E isto tem polarizado as atenções do momento. Há uma ofensiva do capital financeiro que chantageia o país com especulações, uma forma nefasta de tentar influenciar a política fiscal, notadamente com cortes em gastos sociais. Ao mesmo tempo, entramos na dinâmica da disputa eleitoral de 2026, que vai eleger o novo presidente, governadores e o Congresso Nacional. O país está em questão. O que fazer para que o muito feito até aqui seja intensificado para potencializar as forças progressistas na luta por vir?

“Se muito vale o já feito, mais vale o que será”1, nos aconselha o poeta. Então, recomenda-se haver um esforço adicional na construção mais intensiva das políticas sociais de alargamento de direitos, que faça a população perceber mudanças expressivas na sua vida cotidiana. Uma mobilização que fortaleça os vínculos comunitários nos territórios. É necessário formar uma identidade corpórea com as comunidades. Laços orgânicos de confiança, que produzam uma subjetividade solidária, e sejam capazes de organizar uma resposta coletiva contrária à ofensiva neoliberal, que propõe o empreendedor de si mesmo e o sujeito da concorrência para polarizar a base da sociedade.
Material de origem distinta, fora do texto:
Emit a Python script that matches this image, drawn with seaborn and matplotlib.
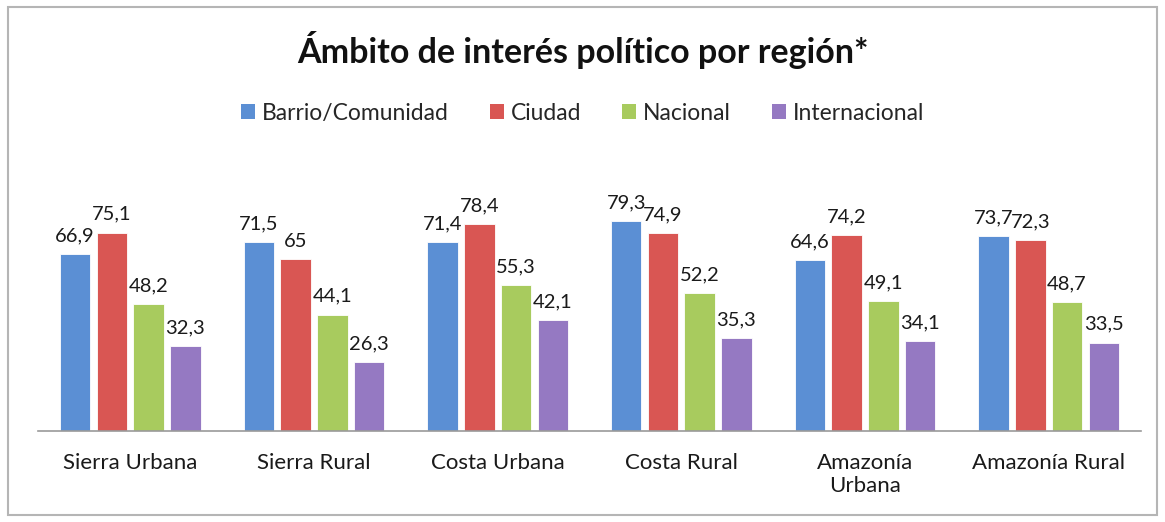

Há luta por vir! E para ela contamos com um enorme ativo político, o SUS, que traz a marca da generosidade desde os momentos iniciais da sua constituição, e hoje mobiliza milhares de pessoas nas Conferências de Saúde, além de uma imensa capilaridade que o coloca em relação com a população no seu dia-a-dia. Por exempl: ele se move sobre uma rede assistencial que, só na Atenção Básica, tem 61.262 equipes de Saúde da Família, atingindo uma cobertura de 79,6% do território nacional2. São mais de 3 milhões de pessoas trabalhadoras em exercício no SUS. Destes, 403 mil são Agentes Comunitários de Saúde e Agentes de Endemias3, que têm uma relação cotidiana com os territórios e suas comunidades, sendo uma importante referência de cuidado, vínculo, e participação comunitária. É algo absolutamente extraordinário.

À experiência de participação social soma-se a iniciativa do Mapa Colaborativo dos Movimentos Sociais em Saúde. Este é um projeto lançado em 2024, liderado pelo Ministério da Saúde, Fiocruz e Conselho Nacional de Saúde, para dar visibilidade, mobilizar, e promover a interação entre entidades e movimentos no âmbito da saúde.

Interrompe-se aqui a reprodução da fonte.